Making cutting-edge science accessible to early physics students
DOI: 10.1063/10.0043246
Making cutting-edge science accessible to early physics students lead image
Until very recently, physicists did not know whether antimatter falls up. Despite theoretical explanations and thought experiments implying it shouldn’t, physics is ultimately based in experiment, and it wasn’t until 2023 and the ALPHA-g experiment at CERN that we could definitively say that gravity pulls, not pushes, on antimatter in the exact same way as regular matter.
Sometimes in science, the truth is stranger than fiction, and apparent anomalies — like clocks slowing down as they approach the speed of light, or the inability to simultaneously measure a particle’s position and momentum — are often a motivator for students’ interest in physics, says Don Lincoln. Lincoln explained one of these apparent anomalies, how antimatter responds to gravity, in hopes of making frontier-level physics more accessible to students and educators.
“What I’m trying to do is to connect with every teacher’s inner child and remind them why they studied physics,” Lincoln said. “In their hectic lives, it’s easy to only see the day-to-day grind. What I try to do is a provide a re-infusion of the wonder surrounding some of the cool topics that modern science can study.”

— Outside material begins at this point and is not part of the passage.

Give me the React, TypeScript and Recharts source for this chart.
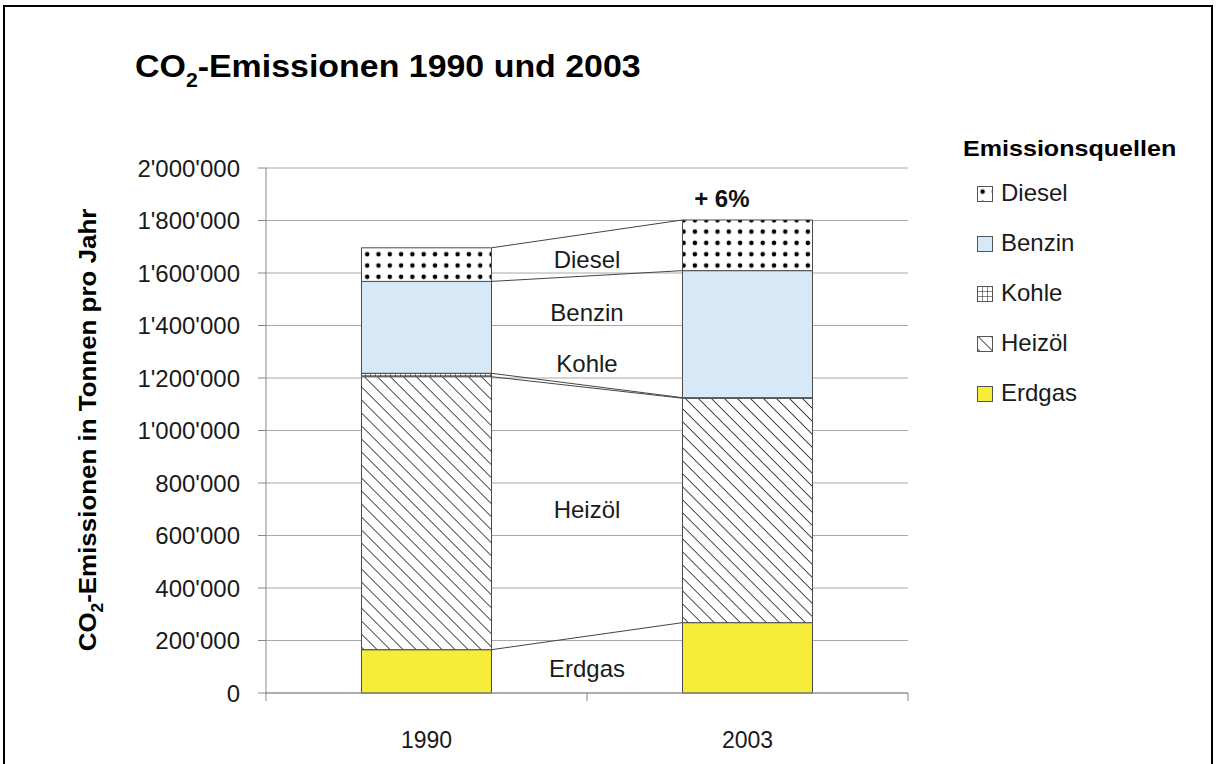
import React from 'react';
import { ComposedChart, Bar, XAxis, YAxis, CartesianGrid, Scatter } from 'recharts';

// ---- data ----
const categories = ['1990', '2003'];
const erdgas = [165000, 268000];
const heizoel = [1040000, 855000];
const kohle = [13000, 2000];
const benzin = [350000, 484000];
const diesel = [128000, 193000];
const yTicks = [0, 200000, 400000, 600000, 800000, 1000000, 1200000, 1400000, 1600000, 1800000, 2000000];
const stackNames = ['Erdgas', 'Heizöl', 'Kohle', 'Benzin', 'Diesel'];
const legendNames = ['Diesel', 'Benzin', 'Kohle', 'Heizöl', 'Erdgas'];
const annotationLabels = ['Diesel', 'Benzin', 'Kohle', 'Heizöl', 'Erdgas'];
const annotationValues = [1650000, 1450000, 1255000, 700000, 95000];
const changeLabel = '+ 6%';
const changeValue = 1885000;
const changePos = 1.42;

// ---- style ----
const FONT = '"Liberation Sans", Arial, Helvetica, sans-serif';
const fills: Record<string, string> = {
  Erdgas: '#f6ec3a',
  'Heizöl': 'url(#hatchPat)',
  Kohle: 'url(#gridPat)',
  Benzin: '#d7e9f7',
  Diesel: 'url(#dotPat)',
};
const GAP = 0.2975; // barCategoryGap fraction
const HALF = 0.5 - GAP;

const seriesArrays = [erdgas, heizoel, kohle, benzin, diesel];
const rows = categories.map((year, i) => {
  const r: Record<string, any> = { year };
  stackNames.forEach((n, k) => { r[n] = seriesArrays[k][i]; });
  return r;
});
const cumulative = categories.map((_, i) => {
  let s = 0;
  return seriesArrays.map((arr) => { s += arr[i]; return s; });
});
const boundaryLines = stackNames.map((_, k) => [
  { x: 0.5 + HALF, y: cumulative[0][k] },
  { x: 1.5 - HALF, y: cumulative[1][k] },
]);
const tickMarks = [0, 1, 2].map((x) => ({ x, y: 0 }));
const annotations = annotationLabels.map((label, i) => ({ x: 1, y: annotationValues[i], label }));
const changeAnno = [{ x: changePos, y: changeValue, label: changeLabel }];

const fmt = (v: number) => String(v).replace(/\B(?=(\d{3})+(?!\d))/g, "'");

const Empty = () => <g />;
const TickShape = (p: any) => (
  <line x1={p.cx} x2={p.cx} y1={p.cy} y2={p.cy + 8} stroke="#888" strokeWidth={1} />
);
const TextShape = (p: any) => (
  <text x={p.cx} y={p.cy} textAnchor="middle" dominantBaseline="central"
    fontFamily={FONT} fontSize={24} fill="#1a1a1a">{p.payload.label}</text>
);
const BoldTextShape = (p: any) => (
  <text x={p.cx} y={p.cy} textAnchor="middle" dominantBaseline="central"
    fontFamily={FONT} fontSize={24} fontWeight="bold" fill="#111">{p.payload.label}</text>
);

const Patterns = () => (
  <defs>
    <pattern id="dotPat" patternUnits="userSpaceOnUse" width={11.3} height={11.3}>
      <rect width={11.3} height={11.3} fill="#fff" />
      <circle cx={5.6} cy={5.6} r={2.3} fill="#000" />
    </pattern>
    <pattern id="hatchPat" patternUnits="userSpaceOnUse" width={9.2} height={9.2} patternTransform="rotate(-45)">
      <rect width={9.2} height={9.2} fill="#fff" />
      <line x1={0} y1={0} x2={0} y2={9.2} stroke="#111" strokeWidth={1.5} />
    </pattern>
    <pattern id="gridPat" patternUnits="userSpaceOnUse" width={5} height={5}>
      <rect width={5} height={5} fill="#fff" />
      <path d="M0 0 H5 M0 0 V5" stroke="#111" strokeWidth={1} fill="none" />
    </pattern>
  </defs>
);

const LegendIcon = ({ name }: { name: string }) => (
  <svg width={17} height={17} style={{ position: 'absolute', left: 977, top: 0 }}>
    <rect x={0.5} y={0.5} width={15} height={15} fill={fills[name]} stroke="#555" strokeWidth={1} />
  </svg>
);

export default function App() {
  return (
    <div style={{ position: 'absolute', left: 0, top: 0, width: 1216, height: 764, overflow: 'hidden', background: '#fff', fontFamily: FONT }}>
      <div style={{ position: 'absolute', left: 3, top: 5, width: 1210, height: 900, border: '2px solid #000', boxSizing: 'border-box' }} />
      <div style={{ position: 'absolute', left: 135, top: 50, fontSize: 32, fontWeight: 'bold', lineHeight: 1, whiteSpace: 'nowrap', color: '#000', transform: 'scaleX(1.06)', transformOrigin: 'left center' }}>
        CO<span style={{ fontSize: 20, position: 'relative', top: 10 }}>2</span>-Emissionen 1990 und 2003
      </div>
      <div style={{ position: 'absolute', left: 88, top: 430, transform: 'translate(-50%, -50%) rotate(-90deg) scaleX(1.08)', fontSize: 24, fontWeight: 'bold', whiteSpace: 'nowrap', color: '#000', lineHeight: 1 }}>
        CO<span style={{ fontSize: 16, position: 'relative', top: 7 }}>2</span>-Emissionen in Tonnen pro Jahr
      </div>
      <ComposedChart width={1216} height={764} data={rows}
        margin={{ top: 168, right: 308, bottom: 31, left: 100 }}
        barCategoryGap={`${GAP * 100}%`}
        style={{ position: 'absolute', left: 0, top: 0 }}>
        <Patterns />
        <CartesianGrid vertical={false} stroke="#a8a8a8" />
        <XAxis xAxisId="cat" dataKey="year" axisLine={{ stroke: '#888' }} tickLine={false} tickSize={8} tickMargin={31} height={40}
          tick={{ fontSize: 23, fill: '#1a1a1a', fontFamily: FONT }} />
        <XAxis xAxisId="num" type="number" dataKey="x" domain={[0, 2]} hide />
        <YAxis domain={[0, 2000000]} ticks={yTicks} tickFormatter={fmt} width={166} interval={0}
          axisLine={{ stroke: '#888' }} tickLine={{ stroke: '#888' }} tickSize={8} tickMargin={18}
          tick={{ fontSize: 24, fill: '#1a1a1a', fontFamily: FONT }} />
        {stackNames.map((n) => (
          <Bar key={n} xAxisId="cat" dataKey={n} stackId="a" fill={fills[n]} stroke="#4a4a4a" strokeWidth={1} isAnimationActive={false} />
        ))}
        {boundaryLines.map((d, k) => (
          <Scatter key={'l' + k} xAxisId="num" data={d} dataKey="y" shape={Empty}
            line={{ stroke: '#444', strokeWidth: 1 }} isAnimationActive={false} />
        ))}
        <Scatter xAxisId="num" data={tickMarks} dataKey="y" shape={TickShape} isAnimationActive={false} />
        <Scatter xAxisId="num" data={annotations} dataKey="y" shape={TextShape} isAnimationActive={false} />
        <Scatter xAxisId="num" data={changeAnno} dataKey="y" shape={BoldTextShape} isAnimationActive={false} />
      </ComposedChart>
      <div style={{ position: 'absolute', left: 963, top: 138, fontSize: 22, fontWeight: 'bold', whiteSpace: 'nowrap', lineHeight: 1, color: '#000', transform: 'scaleX(1.14)', transformOrigin: 'left center' }}>
        Emissionsquellen
      </div>
      {legendNames.map((n, i) => (
        <div key={n} style={{ position: 'absolute', left: 0, top: 186 + i * 50, width: 1216, height: 18 }}>
          <LegendIcon name={n} />
          <span style={{ position: 'absolute', left: 1001, top: -5, fontSize: 24, lineHeight: 1, whiteSpace: 'nowrap', color: '#1a1a1a' }}>{n}</span>
        </div>
      ))}
    </div>
  );
}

A major question in modern physics is where all the universe’s antimatter is. According to general relativity and mass-energy equality, there should be an identical amount of matter and antimatter, but that is not the case. Understanding antimatter in any way — including how it is affected by gravity — is a clue toward answering this question.
“[CERN’s ALPHA-g] is an experiment that is bridging the gravitational fascination of the cosmos and the precision of particle physics,” Lincoln said.
He hopes that understanding some of these open questions can inspire the next generation of physicists.
“If we can feed the curiosity of young people — tell them these mysteries — they might be inspired to figure it all out. With any luck, the story I’ve told will blow their minds,” Lincoln said.